§ Data extract
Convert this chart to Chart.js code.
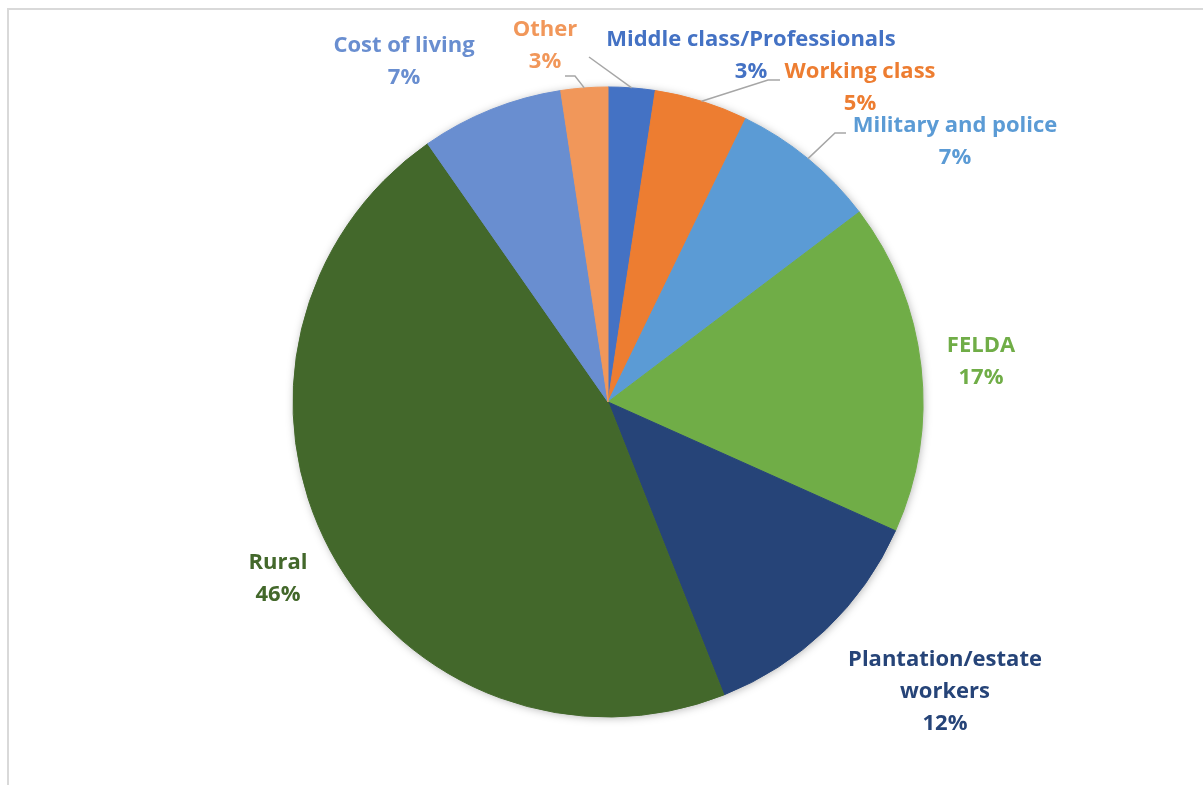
<!DOCTYPE html>
<html>
<head>
<meta charset="utf-8">
<script src="https://cdn.jsdelivr.net/npm/chart.js@4"></script>
<style>
  html, body { margin: 0; padding: 0; background: #fff; }
  #wrap { position: relative; width: 1203px; height: 785px; overflow: hidden; }
  #frame { position: absolute; left: 7px; top: 8px; right: -10px; bottom: -10px;
           border-left: 2px solid #d9d9d9; border-top: 2px solid #d9d9d9; }
  canvas { position: absolute; left: 0; top: 0; }
</style>
</head>
<body>
<div id="wrap">
  <div id="frame"></div>
  <canvas id="pie-chart" width="1203" height="785"></canvas>
</div>
<script>
// Data (clockwise from 12 o'clock)
const categories = [
  "Middle class/Professionals", "Working class", "Military and police", "FELDA",
  "Plantation/estate workers", "Rural", "Cost of living", "Other"
];
const shares = [2.4, 4.8, 7.5, 17.0, 12.3, 46.3, 7.3, 2.4];
const shareLabels = ["3%", "5%", "7%", "17%", "12%", "46%", "7%", "3%"];
const colors = ["#4472C4", "#ED7D31", "#5B9BD5", "#70AD47", "#264478", "#43682B", "#698ED0", "#F1975A"];

// Label layout: text lines, centre x, first line y, leader line (elbow, end)
const labelLines = [
  ["Middle class/Professionals", "3%"],
  ["Working class", "5%"],
  ["Military and police", "7%"],
  ["FELDA", "17%"],
  ["Plantation/estate", "workers", "12%"],
  ["Rural", "46%"],
  ["Cost of living", "7%"],
  ["Other", "3%"]
];
const labelPos = [
  [751, 40], [860, 72], [955, 126], [981, 346],
  [945, 660], [278, 563], [404, 46], [545, 30]
];
const leaders = [
  [[589, 57]],
  [[768, 80], [780, 80]],
  [[835, 133], [846, 133]],
  null, null, null, null,
  [[575, 76], [565, 76]]
];

// Soft shadow behind the pie
const pieShadow = {
  id: "pieShadow",
  beforeDatasetsDraw(chart) {
    const arc = chart.getDatasetMeta(0).data[0];
    if (!arc) return;
    const ctx = chart.ctx;
    ctx.save();
    ctx.shadowColor = "rgba(0,0,0,0.35)";
    ctx.shadowBlur = 10;
    ctx.shadowOffsetX = 1;
    ctx.shadowOffsetY = 1;
    ctx.fillStyle = "#ffffff";
    ctx.beginPath();
    ctx.arc(arc.x, arc.y, arc.outerRadius - 1, 0, Math.PI * 2);
    ctx.fill();
    ctx.restore();
  }
};

// Data labels with leader lines
const sliceLabels = {
  id: "sliceLabels",
  afterDatasetsDraw(chart) {
    const ctx = chart.ctx;
    const arcs = chart.getDatasetMeta(0).data;
    ctx.save();
    arcs.forEach((arc, i) => {
      const legs = leaders[i];
      if (legs) {
        const mid = (arc.startAngle + arc.endAngle) / 2;
        ctx.strokeStyle = "#A6A6A6";
        ctx.lineWidth = 1.5;
        ctx.beginPath();
        ctx.moveTo(arc.x + Math.cos(mid) * arc.outerRadius, arc.y + Math.sin(mid) * arc.outerRadius);
        legs.forEach(p => ctx.lineTo(p[0], p[1]));
        ctx.stroke();
      }
      ctx.fillStyle = colors[i];
      ctx.font = "bold 22px 'Open Sans'";
      ctx.textAlign = "center";
      ctx.textBaseline = "middle";
      const [x, y] = labelPos[i];
      const lines = labelLines[i].slice(0, -1).concat(shareLabels[i]);
      lines.forEach((t, k) => ctx.fillText(t, x, y + k * 32));
    });
    ctx.restore();
  }
};

const ctx = document.getElementById("pie-chart").getContext("2d");
new Chart(ctx, {
  type: "pie",
  data: {
    labels: categories,
    datasets: [{
      data: shares,
      backgroundColor: colors,
      borderColor: colors,
      borderWidth: 1,
      radius: 315
    }]
  },
  options: {
    responsive: false,
    animation: false,
    layout: { padding: { top: 87, bottom: 68, left: 293, right: 280 } },
    plugins: {
      legend: { display: false },
      tooltip: { enabled: false }
    }
  },
  plugins: [pieShadow, sliceLabels]
});
</script>
</body>
</html>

§ Aim of the exercise
Make an exact reproduction of the listing above, without any pictures.

§ Answer in full
Convert this chart to Chart.js code.
<!DOCTYPE html>
<html>
<head>
<meta charset="utf-8">
<script src="https://cdn.jsdelivr.net/npm/chart.js@4"></script>
<style>
  html, body { margin: 0; padding: 0; background: #fff; }
  #wrap { position: relative; width: 1203px; height: 785px; overflow: hidden; }
  #frame { position: absolute; left: 7px; top: 8px; right: -10px; bottom: -10px;
           border-left: 2px solid #d9d9d9; border-top: 2px solid #d9d9d9; }
  canvas { position: absolute; left: 0; top: 0; }
</style>
</head>
<body>
<div id="wrap">
  <div id="frame"></div>
  <canvas id="pie-chart" width="1203" height="785"></canvas>
</div>
<script>
// Data (clockwise from 12 o'clock)
const categories = [
  "Middle class/Professionals", "Working class", "Military and police", "FELDA",
  "Plantation/estate workers", "Rural", "Cost of living", "Other"
];
const shares = [2.4, 4.8, 7.5, 17.0, 12.3, 46.3, 7.3, 2.4];
const shareLabels = ["3%", "5%", "7%", "17%", "12%", "46%", "7%", "3%"];
const colors = ["#4472C4", "#ED7D31", "#5B9BD5", "#70AD47", "#264478", "#43682B", "#698ED0", "#F1975A"];

// Label layout: text lines, centre x, first line y, leader line (elbow, end)
const labelLines = [
  ["Middle class/Professionals", "3%"],
  ["Working class", "5%"],
  ["Military and police", "7%"],
  ["FELDA", "17%"],
  ["Plantation/estate", "workers", "12%"],
  ["Rural", "46%"],
  ["Cost of living", "7%"],
  ["Other", "3%"]
];
const labelPos = [
  [751, 40], [860, 72], [955, 126], [981, 346],
  [945, 660], [278, 563], [404, 46], [545, 30]
];
const leaders = [
  [[589, 57]],
  [[768, 80], [780, 80]],
  [[835, 133], [846, 133]],
  null, null, null, null,
  [[575, 76], [565, 76]]
];

// Soft shadow behind the pie
const pieShadow = {
  id: "pieShadow",
  beforeDatasetsDraw(chart) {
    const arc = chart.getDatasetMeta(0).data[0];
    if (!arc) return;
    const ctx = chart.ctx;
    ctx.save();
    ctx.shadowColor = "rgba(0,0,0,0.35)";
    ctx.shadowBlur = 10;
    ctx.shadowOffsetX = 1;
    ctx.shadowOffsetY = 1;
    ctx.fillStyle = "#ffffff";
    ctx.beginPath();
    ctx.arc(arc.x, arc.y, arc.outerRadius - 1, 0, Math.PI * 2);
    ctx.fill();
    ctx.restore();
  }
};

// Data labels with leader lines
const sliceLabels = {
  id: "sliceLabels",
  afterDatasetsDraw(chart) {
    const ctx = chart.ctx;
    const arcs = chart.getDatasetMeta(0).data;
    ctx.save();
    arcs.forEach((arc, i) => {
      const legs = leaders[i];
      if (legs) {
        const mid = (arc.startAngle + arc.endAngle) / 2;
        ctx.strokeStyle = "#A6A6A6";
        ctx.lineWidth = 1.5;
        ctx.beginPath();
        ctx.moveTo(arc.x + Math.cos(mid) * arc.outerRadius, arc.y + Math.sin(mid) * arc.outerRadius);
        legs.forEach(p => ctx.lineTo(p[0], p[1]));
        ctx.stroke();
      }
      ctx.fillStyle = colors[i];
      ctx.font = "bold 22px 'Open Sans'";
      ctx.textAlign = "center";
      ctx.textBaseline = "middle";
      const [x, y] = labelPos[i];
      const lines = labelLines[i].slice(0, -1).concat(shareLabels[i]);
      lines.forEach((t, k) => ctx.fillText(t, x, y + k * 32));
    });
    ctx.restore();
  }
};

const ctx = document.getElementById("pie-chart").getContext("2d");
new Chart(ctx, {
  type: "pie",
  data: {
    labels: categories,
    datasets: [{
      data: shares,
      backgroundColor: colors,
      borderColor: colors,
      borderWidth: 1,
      radius: 315
    }]
  },
  options: {
    responsive: false,
    animation: false,
    layout: { padding: { top: 87, bottom: 68, left: 293, right: 280 } },
    plugins: {
      legend: { display: false },
      tooltip: { enabled: false }
    }
  },
  plugins: [pieShadow, sliceLabels]
});
</script>
</body>
</html>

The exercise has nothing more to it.